Robert Balfanz is a Distinguished Professor at the Johns Hopkins University School of Education, Center for Social Organization of Schools, and Director of the Everyone Graduates Center. His work focuses on translating research findings into effective school improvement strategies and educational reforms. He conducts research and organizes improvement efforts on secondary school redesign, improving high school graduation and college readiness rates, student success systems, chronic absenteeism, and instructional improvements in high-poverty schools.
Currently, Dr. Balfanz leads the GRAD Partnership, a collaborative effort of non-profits and school districts to scale the use of high-quality student success (on-track) systems. He also works with the National Partnership for Student Success (NPSS), a public-private partnership with the U.S. Department of Education, AmeriCorps, and the Everyone Graduates Center. NPSS works with over 100 non-profits and provides evidence-based student supports (mentors, tutors, success coaches, post-secondary advisors, and wraparound supports) to schools and communities most impacted by the pandemic.
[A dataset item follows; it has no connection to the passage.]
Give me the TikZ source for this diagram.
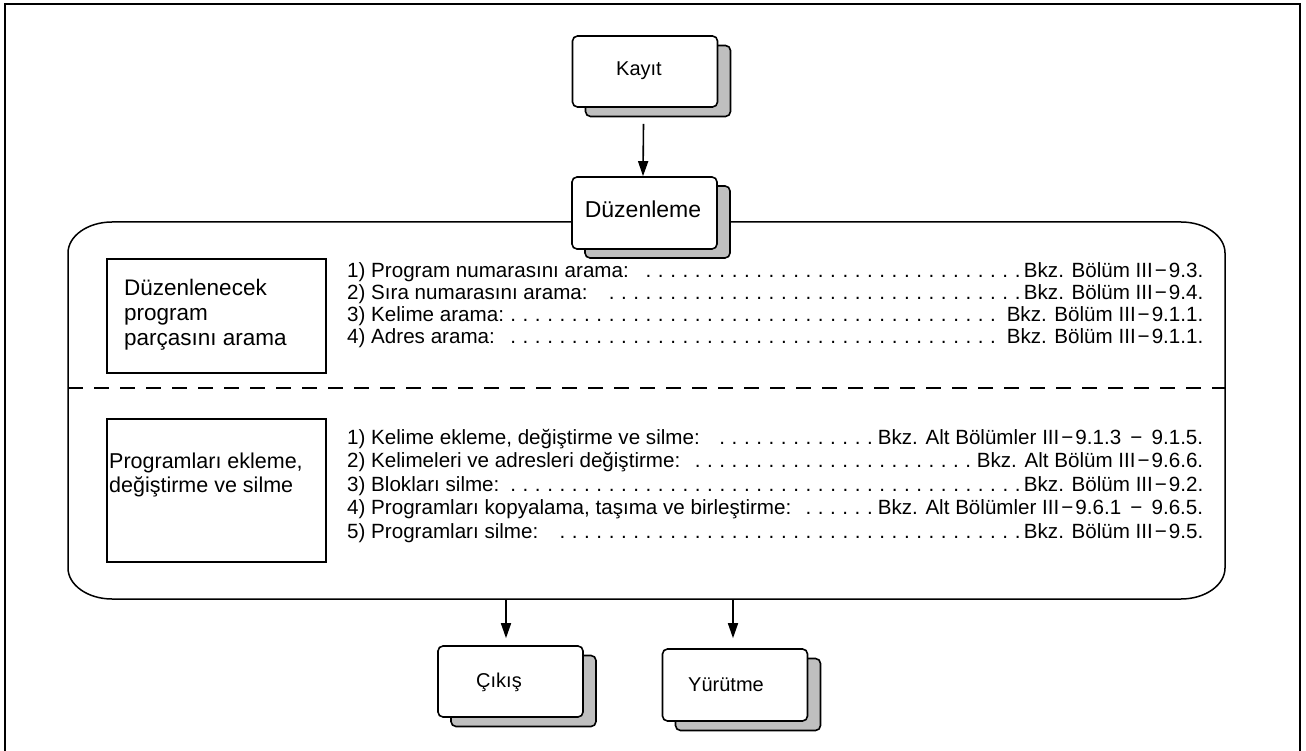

PBS Frontline featured Dr. Balfanz’s work in The Education of Omarina, and he is the recipient of the Alliance for Excellent Education’s “Everyone a Graduate Award” and the Joan Lipsitz Lifetime Achievement Award from the National Forum to Accelerate Middle Grades Reform. In 2013, he was named a “Champion for Change for African American Education” by the Obama White House.
Dr. Balfanz holds a B.A. in history from Johns Hopkins University and a Ph.D. in education from the University of Chicago.
Keywords: Early-warning systems; high school dropouts; instructional interventions in high-poverty schools; secondary school reform.